Сегодня — «Полтава» (около)юбилейного 1948 года. Художник — К.Рудаков.
Даю библиографическое описание из каталога-справочника:
Дополнение к библиографии: тираж 50 тыс. экз., цена 7 руб. 80 коп.
Полностью отсканированная книга в свободном доступе выложена на сайте РГДБ: https://arch.rgdb.ru/xmlui/handle/1234567....
Художник на Фантлабе есть (https://fantlab.ru/art1508). Книга теперь на сайте есть (https://fantlab.ru/edition253883).
Книга претендует на то, чтобы считаться подарочным изданием. Есть оформление, которое делал не Рудаков, а другой художник.
Вот элементы этого оформления. Посредственно, что тут ещё сказать.
С Рудаковым мы неоднократно встречались в связи с «Евгением Онегиным» (тут, тут и тут). Там чётко различались до- и послевоенный периоды в творчестве художника. «Полтава» — период послевоенный. Сюита иллюстраций производит неоднозначное впечатление. Как-то не по душе художнику эта история.
Рудаков — мастер портрета. В завязке поэмы (Песнь первая) он в основном в портретах отражает характер персонажей: Мария, Мазепа, Кочубей, Пётр (портрет Петра с фронтисписа в этот ряд добавил). А уж по характеру можно предугадать будущие поступки персонажей.
Для сюжетных картинок Рудаков избирает те же эпизоды, что и многие другое иллюстраторы: Бегство Марии и Гонец к царю. Эти картинки у Рудакова особого впечатления не производят: о чём-то он другом думает, сюжет формально отрисовывает.

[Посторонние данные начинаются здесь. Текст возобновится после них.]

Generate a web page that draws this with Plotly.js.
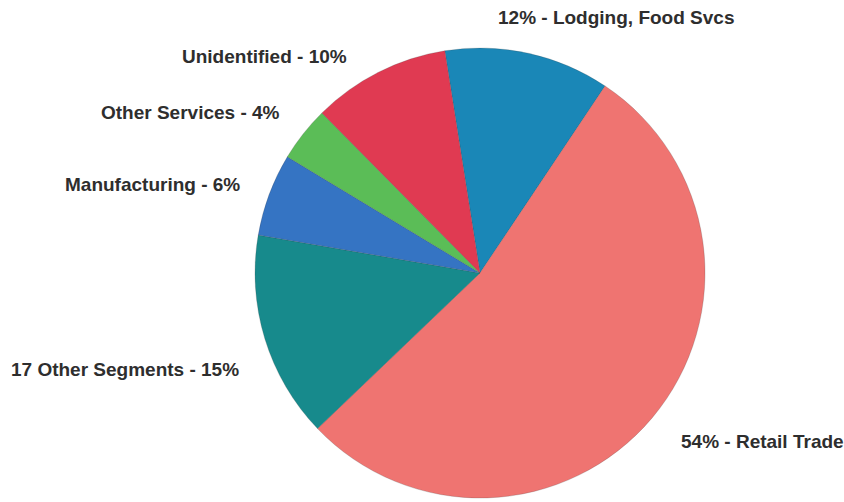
<!DOCTYPE html>
<html>
<head>
<meta charset="utf-8">
<script src="https://cdn.plot.ly/plotly-3.0.1.min.js"></script>
<style>html,body{margin:0;padding:0;background:#fff;}#chart{width:844px;height:502px;}</style>
</head>
<body>
<div id="chart"></div>
<script>
// Data (clockwise from the top)
var segments = ["Lodging, Food Svcs", "Retail Trade", "17 Other Segments", "Manufacturing", "Other Services", "Unidentified"];
var shares = [12, 54, 15, 6, 4, 10];
var sliceColors = ["#1a87b7", "#ef7471", "#178a8c", "#3574c3", "#5bbd57", "#e03a52"];
var labelTexts = ["12% - Lodging, Food Svcs", "54% - Retail Trade", "17 Other Segments - 15%", "Manufacturing - 6%", "Other Services - 4%", "Unidentified - 10%"];

// Label placement (pixels in the 844x502 canvas)
var W = 844, H = 502;
var labelPos = [
  {x: 496, y: 18, anchor: "left"},
  {x: 679, y: 441, anchor: "left"},
  {x: 241, y: 369, anchor: "right"},
  {x: 242, y: 184, anchor: "right"},
  {x: 282, y: 112, anchor: "right"},
  {x: 349, y: 56, anchor: "right"}
];

var annotations = labelTexts.map(function(t, i) {
  var p = labelPos[i];
  return {
    text: "<b>" + t + "</b>", xref: "paper", yref: "paper",
    x: p.x / W, y: 1 - p.y / H,
    xanchor: p.anchor, yanchor: "middle",
    showarrow: false,
    font: {family: "Liberation Sans, Arial, sans-serif", size: 19, color: "#2e2e2e"}
  };
});

var cx = 480, cy = 273, r = 225;
var trace = {
  type: "pie",
  labels: segments,
  values: shares,
  sort: false,
  direction: "clockwise",
  rotation: -9,
  textinfo: "none",
  hoverinfo: "label+percent",
  marker: {colors: sliceColors, line: {color: "rgba(60,60,60,0.35)", width: 0.6}},
  domain: {x: [(cx - r) / W, (cx + r) / W], y: [1 - (cy + r) / H, 1 - (cy - r) / H]}
};

var layout = {
  width: W, height: H,
  margin: {l: 0, r: 0, t: 0, b: 0},
  paper_bgcolor: "#fff",
  showlegend: false,
  annotations: annotations
};

Plotly.newPlot("chart", [trace], layout, {displayModeBar: false, staticPlot: true});
</script>
</body>
</html>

Разговор Марии с Мазепой тоже многие иллюстраторы отображают. Но они почти всегда рисуют две первые стадии разговора: упрёки Марии и/или признание Мазепы в сепаратизме. А было ещё и окончание разговора: Мазепа допытывается у Марии, кого она выберет в случае чего — его или семью (отца Марии в это время пытают в застенках по соседству). Мария вынуждена сделать выбор в пользу Мазепы. Вот Рудаков, видимо, эту третью стадию разговора изображает, когда Мазепа ломает волю Марии. Тем самым, тема украинского сепаратизма у Рудакова отражения не получает — художник и здесь ушёл в психологию личных отношений героев.
Ещё одна сцена, традиционная для иллюстрирования. И снова Рудаков её формально отображает.
Ничего не понимаю! Одна картинка с Петром на фоне движущихся колонн — это вся военная линия у Рудакова. Мы-то «Полтаву» как жизнеутверждающую повесть воспринимаем благодаря описанию военного триумфа Петра. Графически здесь надо изображать ликующего русского царя, болезненного шведского короля, ну и «швед, русский — колет, рубит, режет». А вот Рудаков не хочет всего этого рисовать, тем самым отказывая мрачноватой поэме в каком-либо проблеске.
Опять сцена традиционная, нарисована без блеска.
Всё то же самое...
Да, Рудакова занимал в «Полтаве» другой вопрос. Царь Пётр на обложке и на фронтисписе — значит, его художник назначил главным героем поэмы. Это не редкость для иллюстраторов. Но все рисуют в этом случае царя-триумфатора. А Рудаков рисует другого царя. В тексте Третьей песни у художника дан ещё один портрет Петра. И вот этот портрет всё объясняет.
Из всей сюиты иллюстраций к «Полтаве» этот портрет самый тиражируемый. Точнее, только его и вспоминают из всей сюиты. Портрет Петра из Третьей песни — очень сильная иллюстрация. И необычная для «Полтавы». Поэтому его часто приводят для контраста с другими прочтениями поэмы.
Все портреты немного разные, рисовал их Рудаков без конца (обозначен даже в одном случае 1949 год, т.е. Рудаков продолжал совершенствовать рисунок уже после выхода книги). Но концепция не меняется. Пётр измученный, нервный и, пожалуй, немного безумный — это маньяк (одержим одной идеей, какова бы эта идея ни была). Пётр-истукан. Образ страшноватый и притягательный.
Возможно, этот портрет Петра — вершина Рудакова-портретиста. Немаловажно ещё и то, что Рудаков в этом случае шёл против господствующего в позднее сталинское время (да и потом тоже) культа Петра Первого как безгрешного политика и человека.
Понятно, что все прочие картинки к «Полтаве» только отвлекали художника от образа Петра — Рудаков сам, наверное, стал немного одержим своей манией. В общем, у Рудакова получилась очень слабая сюита в целом и гениальный рисунок с Петром, который один выразил оригинальное для нашей графики прочтение «Полтавы» как тягостной и беспросветной повести о безжалостном времени в эпоху великого царя.